▸ INFORMATION SHOWN:
%%
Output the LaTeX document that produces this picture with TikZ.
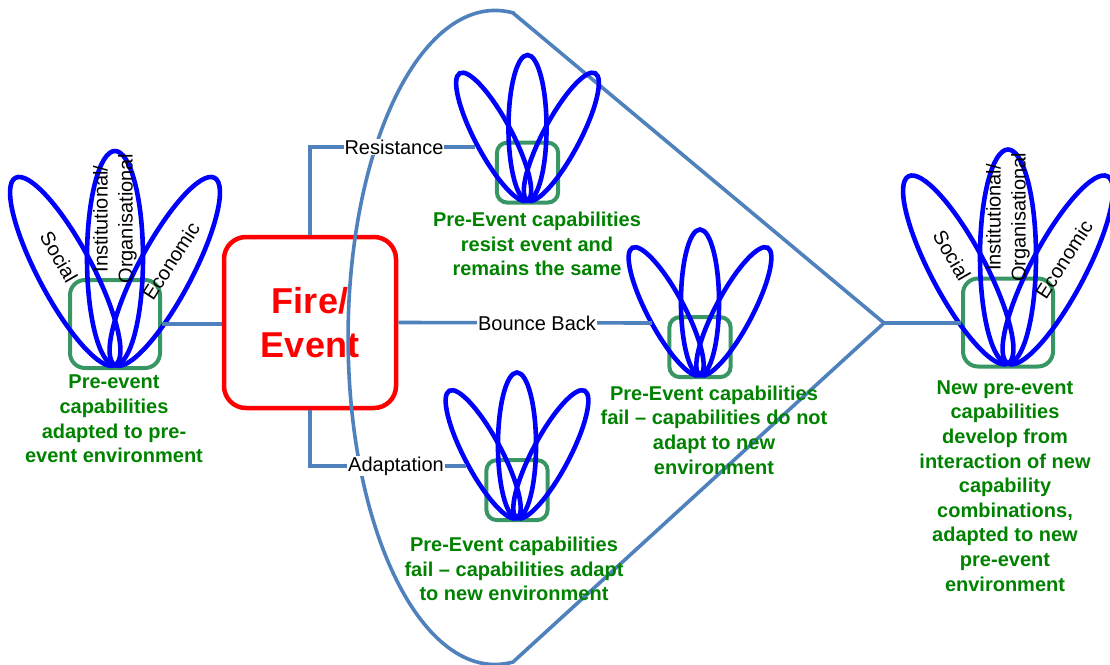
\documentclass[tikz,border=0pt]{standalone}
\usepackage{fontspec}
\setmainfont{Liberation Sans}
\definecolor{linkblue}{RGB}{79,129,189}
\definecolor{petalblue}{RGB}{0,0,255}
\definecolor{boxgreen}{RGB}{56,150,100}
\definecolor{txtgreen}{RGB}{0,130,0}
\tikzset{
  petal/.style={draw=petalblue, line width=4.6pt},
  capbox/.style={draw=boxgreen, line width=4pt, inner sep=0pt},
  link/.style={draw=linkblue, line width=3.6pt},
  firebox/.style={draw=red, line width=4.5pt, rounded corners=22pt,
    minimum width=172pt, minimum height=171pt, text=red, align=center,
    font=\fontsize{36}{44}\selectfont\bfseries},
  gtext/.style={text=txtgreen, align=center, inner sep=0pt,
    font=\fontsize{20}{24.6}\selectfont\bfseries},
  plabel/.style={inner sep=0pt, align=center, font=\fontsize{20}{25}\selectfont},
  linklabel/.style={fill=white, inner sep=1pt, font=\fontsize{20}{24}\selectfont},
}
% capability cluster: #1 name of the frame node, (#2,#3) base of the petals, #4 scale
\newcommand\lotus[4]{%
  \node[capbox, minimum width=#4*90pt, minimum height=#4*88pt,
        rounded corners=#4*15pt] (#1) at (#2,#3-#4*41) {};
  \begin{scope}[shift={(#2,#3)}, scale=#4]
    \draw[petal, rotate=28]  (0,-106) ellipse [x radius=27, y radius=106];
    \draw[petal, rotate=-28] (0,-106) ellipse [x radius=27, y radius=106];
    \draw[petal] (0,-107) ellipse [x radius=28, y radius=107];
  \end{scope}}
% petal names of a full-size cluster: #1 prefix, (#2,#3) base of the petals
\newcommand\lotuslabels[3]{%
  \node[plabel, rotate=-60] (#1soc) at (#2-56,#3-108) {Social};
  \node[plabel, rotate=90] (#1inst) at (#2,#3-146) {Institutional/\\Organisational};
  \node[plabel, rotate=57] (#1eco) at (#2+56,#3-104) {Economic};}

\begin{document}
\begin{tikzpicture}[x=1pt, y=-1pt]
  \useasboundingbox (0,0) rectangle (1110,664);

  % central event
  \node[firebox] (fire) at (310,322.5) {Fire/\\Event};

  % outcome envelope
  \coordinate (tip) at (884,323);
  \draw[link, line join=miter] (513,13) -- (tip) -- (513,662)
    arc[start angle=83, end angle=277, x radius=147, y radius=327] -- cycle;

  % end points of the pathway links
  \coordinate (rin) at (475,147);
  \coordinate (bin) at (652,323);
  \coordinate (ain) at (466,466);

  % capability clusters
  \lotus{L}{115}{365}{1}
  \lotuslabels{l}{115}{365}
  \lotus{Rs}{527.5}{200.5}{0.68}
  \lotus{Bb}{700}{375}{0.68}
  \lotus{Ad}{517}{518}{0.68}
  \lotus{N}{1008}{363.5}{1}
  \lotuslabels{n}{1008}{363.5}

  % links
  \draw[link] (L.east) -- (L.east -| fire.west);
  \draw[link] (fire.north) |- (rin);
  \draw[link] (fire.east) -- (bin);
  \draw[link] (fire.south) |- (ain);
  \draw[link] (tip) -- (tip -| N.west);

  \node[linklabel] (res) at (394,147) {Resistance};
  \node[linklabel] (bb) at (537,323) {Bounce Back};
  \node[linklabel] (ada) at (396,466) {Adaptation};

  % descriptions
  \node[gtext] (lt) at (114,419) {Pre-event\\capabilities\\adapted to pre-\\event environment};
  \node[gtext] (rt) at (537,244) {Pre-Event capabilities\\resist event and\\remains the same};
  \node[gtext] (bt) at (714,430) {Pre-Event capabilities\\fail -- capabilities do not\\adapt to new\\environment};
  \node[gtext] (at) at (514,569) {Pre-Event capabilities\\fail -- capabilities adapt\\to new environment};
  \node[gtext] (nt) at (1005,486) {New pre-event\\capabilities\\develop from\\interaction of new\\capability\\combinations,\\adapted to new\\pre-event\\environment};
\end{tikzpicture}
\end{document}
%%
▸ OBJECTIVE: Without including any picture, repeat the data exactly.

▸ TASK OUTPUT:
Output the LaTeX document that produces this picture with TikZ.
\documentclass[tikz,border=0pt]{standalone}
\usepackage{fontspec}
\setmainfont{Liberation Sans}
\definecolor{linkblue}{RGB}{79,129,189}
\definecolor{petalblue}{RGB}{0,0,255}
\definecolor{boxgreen}{RGB}{56,150,100}
\definecolor{txtgreen}{RGB}{0,130,0}
\tikzset{
  petal/.style={draw=petalblue, line width=4.6pt},
  capbox/.style={draw=boxgreen, line width=4pt, inner sep=0pt},
  link/.style={draw=linkblue, line width=3.6pt},
  firebox/.style={draw=red, line width=4.5pt, rounded corners=22pt,
    minimum width=172pt, minimum height=171pt, text=red, align=center,
    font=\fontsize{36}{44}\selectfont\bfseries},
  gtext/.style={text=txtgreen, align=center, inner sep=0pt,
    font=\fontsize{20}{24.6}\selectfont\bfseries},
  plabel/.style={inner sep=0pt, align=center, font=\fontsize{20}{25}\selectfont},
  linklabel/.style={fill=white, inner sep=1pt, font=\fontsize{20}{24}\selectfont},
}
% capability cluster: #1 name of the frame node, (#2,#3) base of the petals, #4 scale
\newcommand\lotus[4]{%
  \node[capbox, minimum width=#4*90pt, minimum height=#4*88pt,
        rounded corners=#4*15pt] (#1) at (#2,#3-#4*41) {};
  \begin{scope}[shift={(#2,#3)}, scale=#4]
    \draw[petal, rotate=28]  (0,-106) ellipse [x radius=27, y radius=106];
    \draw[petal, rotate=-28] (0,-106) ellipse [x radius=27, y radius=106];
    \draw[petal] (0,-107) ellipse [x radius=28, y radius=107];
  \end{scope}}
% petal names of a full-size cluster: #1 prefix, (#2,#3) base of the petals
\newcommand\lotuslabels[3]{%
  \node[plabel, rotate=-60] (#1soc) at (#2-56,#3-108) {Social};
  \node[plabel, rotate=90] (#1inst) at (#2,#3-146) {Institutional/\\Organisational};
  \node[plabel, rotate=57] (#1eco) at (#2+56,#3-104) {Economic};}

\begin{document}
\begin{tikzpicture}[x=1pt, y=-1pt]
  \useasboundingbox (0,0) rectangle (1110,664);

  % central event
  \node[firebox] (fire) at (310,322.5) {Fire/\\Event};

  % outcome envelope
  \coordinate (tip) at (884,323);
  \draw[link, line join=miter] (513,13) -- (tip) -- (513,662)
    arc[start angle=83, end angle=277, x radius=147, y radius=327] -- cycle;

  % end points of the pathway links
  \coordinate (rin) at (475,147);
  \coordinate (bin) at (652,323);
  \coordinate (ain) at (466,466);

  % capability clusters
  \lotus{L}{115}{365}{1}
  \lotuslabels{l}{115}{365}
  \lotus{Rs}{527.5}{200.5}{0.68}
  \lotus{Bb}{700}{375}{0.68}
  \lotus{Ad}{517}{518}{0.68}
  \lotus{N}{1008}{363.5}{1}
  \lotuslabels{n}{1008}{363.5}

  % links
  \draw[link] (L.east) -- (L.east -| fire.west);
  \draw[link] (fire.north) |- (rin);
  \draw[link] (fire.east) -- (bin);
  \draw[link] (fire.south) |- (ain);
  \draw[link] (tip) -- (tip -| N.west);

  \node[linklabel] (res) at (394,147) {Resistance};
  \node[linklabel] (bb) at (537,323) {Bounce Back};
  \node[linklabel] (ada) at (396,466) {Adaptation};

  % descriptions
  \node[gtext] (lt) at (114,419) {Pre-event\\capabilities\\adapted to pre-\\event environment};
  \node[gtext] (rt) at (537,244) {Pre-Event capabilities\\resist event and\\remains the same};
  \node[gtext] (bt) at (714,430) {Pre-Event capabilities\\fail -- capabilities do not\\adapt to new\\environment};
  \node[gtext] (at) at (514,569) {Pre-Event capabilities\\fail -- capabilities adapt\\to new environment};
  \node[gtext] (nt) at (1005,486) {New pre-event\\capabilities\\develop from\\interaction of new\\capability\\combinations,\\adapted to new\\pre-event\\environment};
\end{tikzpicture}
\end{document}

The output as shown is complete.